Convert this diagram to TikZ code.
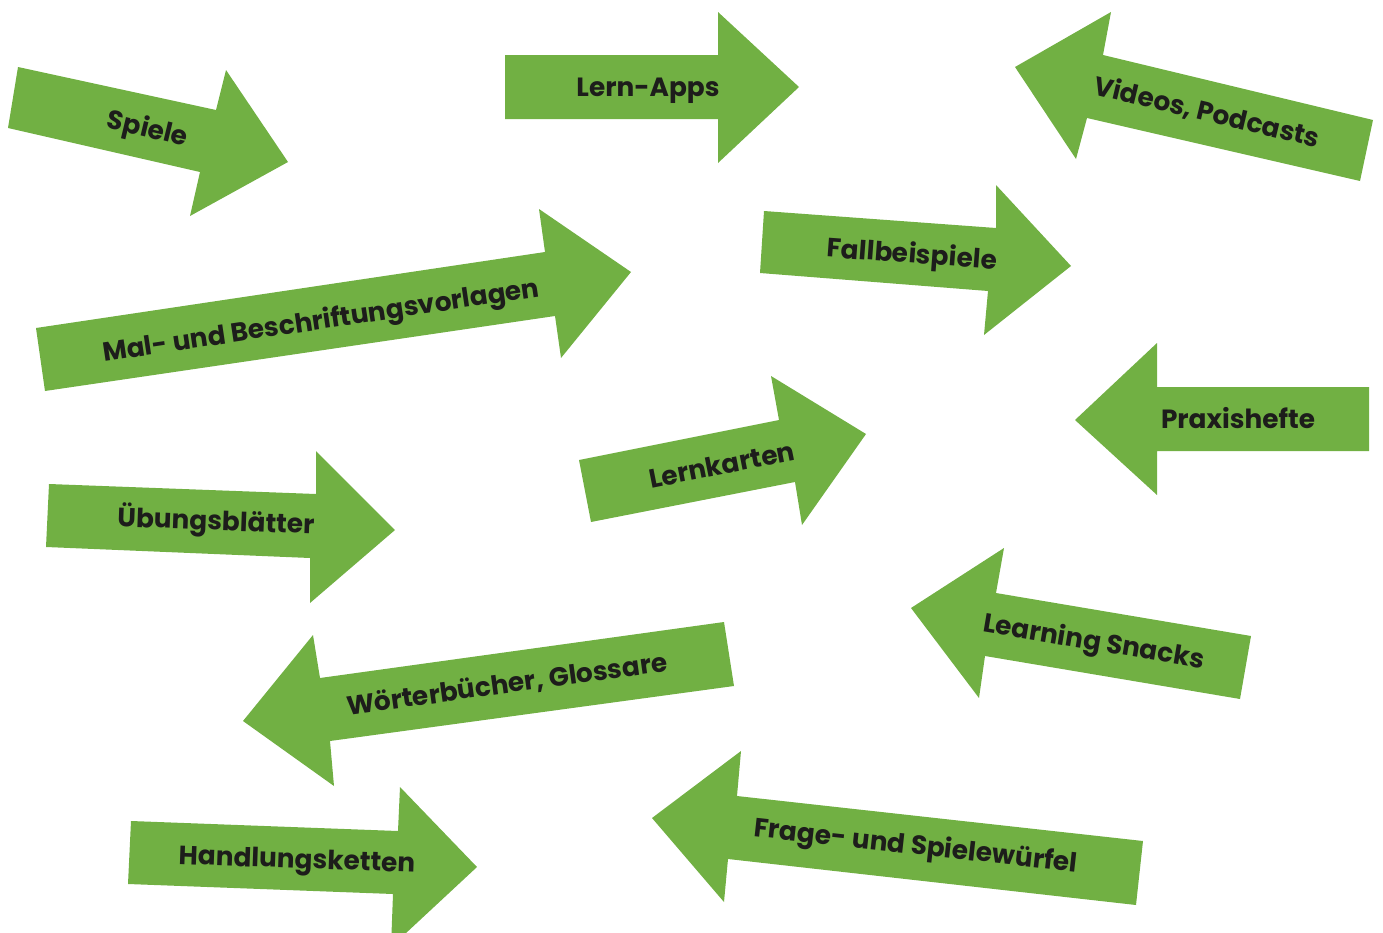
\documentclass[tikz,border=0pt]{standalone}
\usepackage{fontspec}
\newfontfamily\labfont{Poppins}
\definecolor{arrowgreen}{HTML}{71B043}
\definecolor{labelink}{HTML}{1D1D1B}
\begin{document}
\begin{tikzpicture}[x=0.02cm,y=-0.02cm,
  arrowshape/.style={fill=arrowgreen},
  lab/.style={text=labelink,font=\labfont\bfseries\fontsize{15}{17}\selectfont,inner sep=0pt,anchor=center,text height=10.5pt,text depth=0pt}]
\useasboundingbox (0,0) rectangle (1383,933);
\clip (0,0) rectangle (1383,933);
% Spiele
\fill[arrowshape] (18,67) -- (216,110) -- (226,70) -- (288,162) -- (190,216) -- (200,172) -- (8,128) -- cycle;
\node[lab,rotate=-13.5] (spiele) at (148,128) {Spiele};
% Lern-Apps
\fill[arrowshape] (505,55) -- (718,55) -- (718,12) -- (799,87) -- (718,163) -- (718,119) -- (505,119) -- cycle;
\node[lab] (lernapps) at (648,87) {Lern-Apps};
% Videos, Podcasts
\fill[arrowshape] (1015,67) -- (1111,12) -- (1103,55) -- (1373,120) -- (1360,181) -- (1087,118) -- (1076,159) -- cycle;
\node[lab,rotate=-13.5] (videos) at (1207,112) {Videos, Podcasts};
% Mal- und Beschriftungsvorlagen
\fill[arrowshape] (36,328) -- (545,252) -- (539,209) -- (631,272) -- (561,358) -- (555,316) -- (45,391) -- cycle;
\node[lab,rotate=8.5] (mal) at (321,320) {Mal- und Beschriftungsvorlagen};
% Fallbeispiele
\fill[arrowshape] (764,211) -- (996,228) -- (996,185) -- (1071,266) -- (984,335) -- (988,291) -- (760,273) -- cycle;
\node[lab,rotate=-4.2] (fall) at (912,254) {Fallbeispiele};
% Praxishefte
\fill[arrowshape] (1075,420) -- (1157,343) -- (1157,387) -- (1369,387) -- (1369,451) -- (1157,451) -- (1157,495) -- cycle;
\node[lab] (praxis) at (1238,419) {Praxishefte};
% Lernkarten
\fill[arrowshape] (579,460) -- (779,420) -- (771,376) -- (866,434) -- (802,525) -- (795,482) -- (591,522) -- cycle;
\node[lab,rotate=11.3] (lernkarten) at (722,465) {Lernkarten};
% Uebungsblaetter
\fill[arrowshape] (49,484) -- (316,494) -- (316,451) -- (395,530) -- (310,603) -- (310,558) -- (46,547) -- cycle;
\node[lab,rotate=-2.1] (uebung) at (216,521) {Übungsblätter};
% Learning Snacks
\fill[arrowshape] (911,608) -- (1004,548) -- (996,593) -- (1251,636) -- (1240,699) -- (985,656) -- (979,698) -- cycle;
\node[lab,rotate=-9.6] (snacks) at (1094,641) {Learning Snacks};
% Woerterbuecher, Glossare
\fill[arrowshape] (243,721) -- (313,635) -- (320,678) -- (724,622) -- (734,686) -- (330,741) -- (334,786) -- cycle;
\node[lab,rotate=7.9] (woerter) at (507,684) {Wörterbücher, Glossare};
% Handlungsketten
\fill[arrowshape] (131,821) -- (398,831) -- (400,787) -- (477,867) -- (391,947) -- (393,894) -- (128,884) -- cycle;
\node[lab,rotate=-2] (handlung) at (297,859) {Handlungsketten};
% Frage- und Spielewuerfel
\fill[arrowshape] (652,818) -- (741,751) -- (737,796) -- (1143,841) -- (1136,905) -- (728,859) -- (724,902) -- cycle;
\node[lab,rotate=-6.3] (frage) at (916,845) {Frage- und Spielewürfel};
\end{tikzpicture}
\end{document}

→ **Short problem**
Reproduce every line of the material precisely, omitting its pictures.

→ **Task response**
Convert this diagram to TikZ code.
\documentclass[tikz,border=0pt]{standalone}
\usepackage{fontspec}
\newfontfamily\labfont{Poppins}
\definecolor{arrowgreen}{HTML}{71B043}
\definecolor{labelink}{HTML}{1D1D1B}
\begin{document}
\begin{tikzpicture}[x=0.02cm,y=-0.02cm,
  arrowshape/.style={fill=arrowgreen},
  lab/.style={text=labelink,font=\labfont\bfseries\fontsize{15}{17}\selectfont,inner sep=0pt,anchor=center,text height=10.5pt,text depth=0pt}]
\useasboundingbox (0,0) rectangle (1383,933);
\clip (0,0) rectangle (1383,933);
% Spiele
\fill[arrowshape] (18,67) -- (216,110) -- (226,70) -- (288,162) -- (190,216) -- (200,172) -- (8,128) -- cycle;
\node[lab,rotate=-13.5] (spiele) at (148,128) {Spiele};
% Lern-Apps
\fill[arrowshape] (505,55) -- (718,55) -- (718,12) -- (799,87) -- (718,163) -- (718,119) -- (505,119) -- cycle;
\node[lab] (lernapps) at (648,87) {Lern-Apps};
% Videos, Podcasts
\fill[arrowshape] (1015,67) -- (1111,12) -- (1103,55) -- (1373,120) -- (1360,181) -- (1087,118) -- (1076,159) -- cycle;
\node[lab,rotate=-13.5] (videos) at (1207,112) {Videos, Podcasts};
% Mal- und Beschriftungsvorlagen
\fill[arrowshape] (36,328) -- (545,252) -- (539,209) -- (631,272) -- (561,358) -- (555,316) -- (45,391) -- cycle;
\node[lab,rotate=8.5] (mal) at (321,320) {Mal- und Beschriftungsvorlagen};
% Fallbeispiele
\fill[arrowshape] (764,211) -- (996,228) -- (996,185) -- (1071,266) -- (984,335) -- (988,291) -- (760,273) -- cycle;
\node[lab,rotate=-4.2] (fall) at (912,254) {Fallbeispiele};
% Praxishefte
\fill[arrowshape] (1075,420) -- (1157,343) -- (1157,387) -- (1369,387) -- (1369,451) -- (1157,451) -- (1157,495) -- cycle;
\node[lab] (praxis) at (1238,419) {Praxishefte};
% Lernkarten
\fill[arrowshape] (579,460) -- (779,420) -- (771,376) -- (866,434) -- (802,525) -- (795,482) -- (591,522) -- cycle;
\node[lab,rotate=11.3] (lernkarten) at (722,465) {Lernkarten};
% Uebungsblaetter
\fill[arrowshape] (49,484) -- (316,494) -- (316,451) -- (395,530) -- (310,603) -- (310,558) -- (46,547) -- cycle;
\node[lab,rotate=-2.1] (uebung) at (216,521) {Übungsblätter};
% Learning Snacks
\fill[arrowshape] (911,608) -- (1004,548) -- (996,593) -- (1251,636) -- (1240,699) -- (985,656) -- (979,698) -- cycle;
\node[lab,rotate=-9.6] (snacks) at (1094,641) {Learning Snacks};
% Woerterbuecher, Glossare
\fill[arrowshape] (243,721) -- (313,635) -- (320,678) -- (724,622) -- (734,686) -- (330,741) -- (334,786) -- cycle;
\node[lab,rotate=7.9] (woerter) at (507,684) {Wörterbücher, Glossare};
% Handlungsketten
\fill[arrowshape] (131,821) -- (398,831) -- (400,787) -- (477,867) -- (391,947) -- (393,894) -- (128,884) -- cycle;
\node[lab,rotate=-2] (handlung) at (297,859) {Handlungsketten};
% Frage- und Spielewuerfel
\fill[arrowshape] (652,818) -- (741,751) -- (737,796) -- (1143,841) -- (1136,905) -- (728,859) -- (724,902) -- cycle;
\node[lab,rotate=-6.3] (frage) at (916,845) {Frage- und Spielewürfel};
\end{tikzpicture}
\end{document}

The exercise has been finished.